Overall Series Review
Categorical Breakdown
The movie is criticized for relying on "cliché Asian stereotypes," "fabricated accents," and "orientalism." The premise is framed by some as a "White Man's Burden" fantasy where two white male protagonists must save a non-white population from their non-white leader, utilizing race and immutable characteristics for comedic effect rather than character merit. The humor includes one-dimensional and sexualized tropes of Asian women. The vilification of the North Korean culture and its people through lazy stereotyping drives a high score.
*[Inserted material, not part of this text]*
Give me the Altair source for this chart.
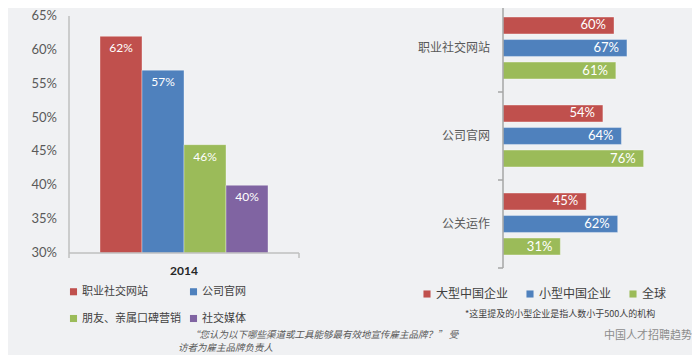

The film's primary target for satire and condemnation is a totalitarian communist regime (North Korea), which is ideologically antithetical to Western values. The criticism of systems opposed to liberty, democracy, and freedom does not constitute self-hatred. A minor moral pivot by a North Korean character critiques the specific American foreign policy of killing leaders, but this is a nuance and not an attack on core Western institutions, resulting in a very low score.
Gender dynamics are defined by the emasculation of the male leads, who are portrayed as two bumbling, incompetent buffoons, one a 'sleazy asshole' and the other an 'underperforming schlub.' The two main female characters, CIA Agent Lacey and North Korean official Sook, are the highly competent, authoritative, and morally superior figures who set the mission's strategy and moral compass, fitting the 'Girl Boss' trope that elevates women at the expense of male competence.
The film features 'heh heh it's funny because it's gay jokes' and is noted as containing homophobic elements, but these are used as sources of crude, non-ideological comedy. The narrative does not center alternative sexualities, deconstruct the nuclear family as an oppressive structure, or engage in political lecturing on gender theory. The jokes are a part of the film's overall raunchy style and not an explicit promotion of a 'Queer Theory Lens.'
The film satirizes the totalitarian, cult-of-personality regime in North Korea, where the leader is deified in a quasi-religious sense (Juche philosophy). The narrative's goal is to expose this deification as a lie, championing objective reality and freedom against a state-enforced spiritual vacuum. This is a critique of a secular/communist 'state religion,' not an attack on traditional, transcendent Western faith, resulting in a low score.